Their path to mirth still needed a tackle, of all things, and safety Myles Slusher got that on TCU’s final gasp, stopping tight end Jared Wiley for seven yards on a fourth down that asked for nine. Then the Buffaloes’ sideline could commence its hugs among coaches, among players, among players and coaches. “You just see everybody hug each other, saying that you love each other, but (saying) we’ve got to do it next week,” Edwards said.

Sanders got emotional, but he also got going as soon as he could to the training room, because his leg and foot issues with circulation had left him “in a lot of pain. I had to go get myself taken care of.”

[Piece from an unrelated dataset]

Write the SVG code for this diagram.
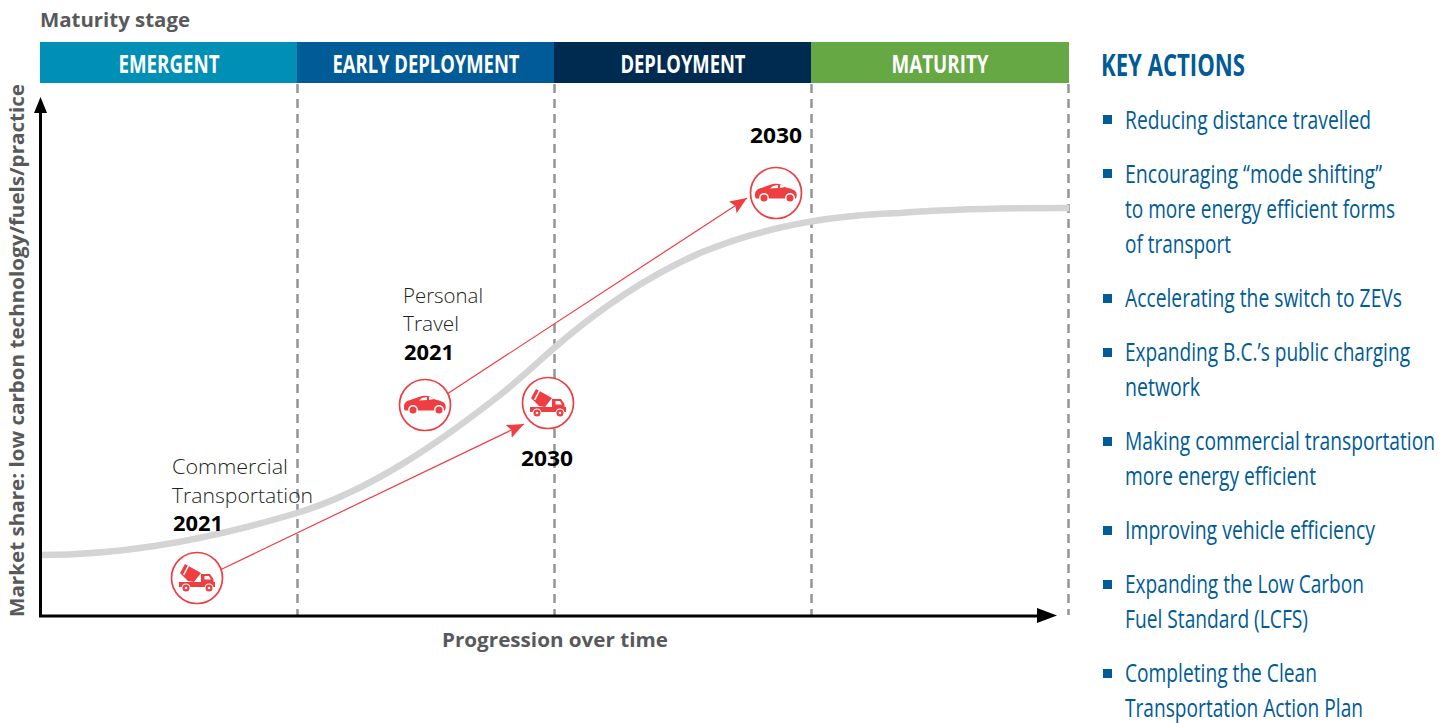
<svg xmlns="http://www.w3.org/2000/svg" width="1454" height="723" viewBox="0 0 1454 723">
<style>
.hd{font:700 25px "Open Sans",sans-serif;fill:#fff;text-anchor:middle}
.ax{font:700 20px "Open Sans",sans-serif;fill:#58595b}
.lb{font:300 21px "Open Sans",sans-serif;fill:#231f20}
.yr{font:700 21px "Open Sans",sans-serif;fill:#000}
.ka{font:400 25px "Open Sans",sans-serif;fill:#005b96}
.kt{font:700 31px "Open Sans",sans-serif;fill:#005b96}
.dash{stroke:#939598;stroke-width:2.5;stroke-dasharray:9 6;fill:none}
.red{stroke:#ef3e42;stroke-width:1.2;fill:none}
.ring{stroke:#ef3e42;stroke-width:1.7;fill:#fff}
.ic{fill:#ef3e42}
.wh{fill:#fff}
.bul{fill:#005b96}
</style>
<defs>
<marker id="ra" markerUnits="userSpaceOnUse" markerWidth="20" markerHeight="16" refX="17" refY="7" orient="auto"><path d="M0 0L17 7L0 14L3 7Z" fill="#ef3e42"/></marker>
<g id="car">
<path class="ic" d="M-21 2C-21 -2-19 -4-15 -5C-11 -6-7 -8-3 -9C2 -10 6 -9 10 -5.500C15 -4.500 19 -3 20 -1C21 1 21 3 20 5.500L-20 5.500C-21 5-21 4-21 2Z"/>
<circle class="wh" cx="-12" cy="5" r="5"/><circle class="wh" cx="14" cy="5" r="5"/>
<circle class="ic" cx="-12" cy="5" r="3.500"/><circle class="ic" cx="14" cy="5" r="3.500"/>
<path class="wh" d="M-3 -7L2 -8L2 -5L-6 -4.500ZM4 -8C6 -8 8 -7.500 9 -6L4 -5Z"/>
</g>
<g id="truck">
<path class="ic" d="M-17 -5L-12 -14L4 -5L-3 4L-9 3Z"/>
<path class="wh" d="M-9 -13L-14 -3.500L-12.700 -2.800L-7.700 -12.300Z"/>
<path class="ic" d="M4 -4H13L16.500 1V5H4Z"/>
<path class="wh" d="M7.500 -2H12L14 1.500H7.500Z"/>
<rect class="ic" x="-18" y="4" width="36" height="5"/>
<circle class="wh" cx="-11" cy="10" r="4.500"/><circle class="wh" cx="12" cy="10" r="4.500"/>
<circle class="ic" cx="-11" cy="10" r="3.500"/><circle class="ic" cx="12" cy="10" r="3.500"/>
<circle class="wh" cx="-11" cy="10" r="1.300"/><circle class="wh" cx="12" cy="10" r="1.300"/>
</g>
</defs>
<text class="ax" x="40" y="27" textLength="150" lengthAdjust="spacingAndGlyphs">Maturity stage</text>
<g id="stage-emergent"><rect x="40" y="42" width="257" height="41" fill="#0090b5"/><text class="hd" x="169" y="73" textLength="101" lengthAdjust="spacingAndGlyphs">EMERGENT</text></g>
<g id="stage-early"><rect x="297" y="42" width="257" height="41" fill="#005b96"/><text class="hd" x="426" y="73" textLength="187" lengthAdjust="spacingAndGlyphs">EARLY DEPLOYMENT</text></g>
<g id="stage-deployment"><rect x="554" y="42" width="257" height="41" fill="#002b50"/><text class="hd" x="683" y="73" textLength="125" lengthAdjust="spacingAndGlyphs">DEPLOYMENT</text></g>
<g id="stage-maturity"><rect x="811" y="42" width="258" height="41" fill="#65a844"/><text class="hd" x="940" y="73" textLength="97" lengthAdjust="spacingAndGlyphs">MATURITY</text></g>
<g id="connectors">
<path class="dash" d="M297.500 84V615M554.500 84V615M811.500 84V615M1068.500 84V615"/>
<path d="M40 555C110 555 190 545 297 513C370 491 440 442 500 395C520 379 537 363 554 348C600 308 650 275 700 253C760 228 830 215 900 213C950 209 1010 208 1069 208" fill="none" stroke="#d4d4d4" stroke-width="6.500"/>
<path d="M40.500 112V616H1040" fill="none" stroke="#000" stroke-width="3"/>
<path d="M40.500 97L47 113H34Z"/>
<path d="M1057 615.500L1037 608V623Z"/>
<path class="red" d="M220 570L524 424" marker-end="url(#ra)"/>
<path class="red" d="M447 394L747 198" marker-end="url(#ra)"/>
</g>
<g id="node-commercial-2021"><circle class="ring" cx="197" cy="578" r="25.500"/><use href="#truck" transform="translate(197 578)"/></g>
<g id="node-commercial-2030"><circle class="ring" cx="548" cy="403" r="25.500"/><use href="#truck" transform="translate(548 403)"/></g>
<g id="node-personal-2021"><circle class="ring" cx="425" cy="405" r="25.500"/><use href="#car" transform="translate(425 405)"/></g>
<g id="node-personal-2030"><circle class="ring" cx="776" cy="193" r="25.500"/><use href="#car" transform="translate(776 193)"/></g>
<text class="lb" x="172" y="474" textLength="116" lengthAdjust="spacingAndGlyphs">Commercial</text>
<text class="lb" x="172" y="503" textLength="141" lengthAdjust="spacingAndGlyphs">Transportation</text>
<text class="yr" x="173" y="531" textLength="50" lengthAdjust="spacingAndGlyphs">2021</text>
<text class="lb" x="403" y="303" textLength="80" lengthAdjust="spacingAndGlyphs">Personal</text>
<text class="lb" x="403" y="331" textLength="56" lengthAdjust="spacingAndGlyphs">Travel</text>
<text class="yr" x="404" y="360" textLength="50" lengthAdjust="spacingAndGlyphs">2021</text>
<text class="yr" x="521" y="466" textLength="52" lengthAdjust="spacingAndGlyphs">2030</text>
<text class="yr" x="750" y="143" textLength="52" lengthAdjust="spacingAndGlyphs">2030</text>
<text class="ax" transform="translate(24 617) rotate(-90)" textLength="533" lengthAdjust="spacingAndGlyphs">Market share: low carbon technology/fuels/practice</text>
<text class="ax" x="442" y="647" textLength="226" lengthAdjust="spacingAndGlyphs">Progression over time</text>
<g id="key-actions">
<text class="kt" transform="translate(1101 76) scale(.76 1)" textLength="189.500" lengthAdjust="spacingAndGlyphs">KEY ACTIONS</text>
<g class="bul"><rect x="1103" y="115" width="9" height="9"/><rect x="1103" y="169" width="9" height="9"/><rect x="1103" y="294" width="9" height="9"/><rect x="1103" y="348" width="9" height="9"/><rect x="1103" y="437" width="9" height="9"/><rect x="1103" y="526" width="9" height="9"/><rect x="1103" y="580" width="9" height="9"/><rect x="1103" y="669" width="9" height="9"/></g>
<text class="ka" transform="translate(1125 129) scale(.76 1)" textLength="323.700" lengthAdjust="spacingAndGlyphs">Reducing distance travelled</text>
<text class="ka" transform="translate(1125 183) scale(.76 1)" textLength="338.200" lengthAdjust="spacingAndGlyphs">Encouraging “mode shifting”</text>
<text class="ka" transform="translate(1125 218) scale(.76 1)" textLength="355.300" lengthAdjust="spacingAndGlyphs">to more energy efficient forms</text>
<text class="ka" transform="translate(1125 253) scale(.76 1)" textLength="139.500" lengthAdjust="spacingAndGlyphs">of transport</text>
<text class="ka" transform="translate(1125 307) scale(.76 1)" textLength="364.500" lengthAdjust="spacingAndGlyphs">Accelerating the switch to ZEVs</text>
<text class="ka" transform="translate(1125 361) scale(.76 1)" textLength="375" lengthAdjust="spacingAndGlyphs">Expanding B.C.’s public charging</text>
<text class="ka" transform="translate(1125 396) scale(.76 1)" textLength="98.700" lengthAdjust="spacingAndGlyphs">network</text>
<text class="ka" transform="translate(1125 450) scale(.76 1)" textLength="407.900" lengthAdjust="spacingAndGlyphs">Making commercial transportation</text>
<text class="ka" transform="translate(1125 485) scale(.76 1)" textLength="251.300" lengthAdjust="spacingAndGlyphs">more energy efficient</text>
<text class="ka" transform="translate(1125 539) scale(.76 1)" textLength="328.900" lengthAdjust="spacingAndGlyphs">Improving vehicle efficiency</text>
<text class="ka" transform="translate(1125 593) scale(.76 1)" textLength="314.500" lengthAdjust="spacingAndGlyphs">Expanding the Low Carbon</text>
<text class="ka" transform="translate(1125 628) scale(.76 1)" textLength="240.800" lengthAdjust="spacingAndGlyphs">Fuel Standard (LCFS)</text>
<text class="ka" transform="translate(1125 682) scale(.76 1)" textLength="252.600" lengthAdjust="spacingAndGlyphs">Completing the Clean</text>
<text class="ka" transform="translate(1125 717) scale(.76 1)" textLength="313.200" lengthAdjust="spacingAndGlyphs">Transportation Action Plan</text>
</g>
</svg>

Once he did that and sons Shedeur and (safety) Shilo visited him for “a dad moment” in the training room, he emerged to speak, and speak he did, chiding some reporters and thanking others – after asking that somebody turn off the music blaring from a back hallway so he could be heard.

“I’m a winner,” he said. “We’re going to end up winning.”

“At the end of the day, I knew I had his back,” Shedeur Sanders said. “Everything he’s saying, I’m going to back it up.”

“We’re going to continue to be questioned,” Deion Sanders said, “because we do things that have never been done.”

And as that prediction about getting questioned sounded almost like a request, and as even more people primed to pay attention, Deion Sanders said on a hot and heady Saturday in Texas, “I’m about to get comfortable with winning.”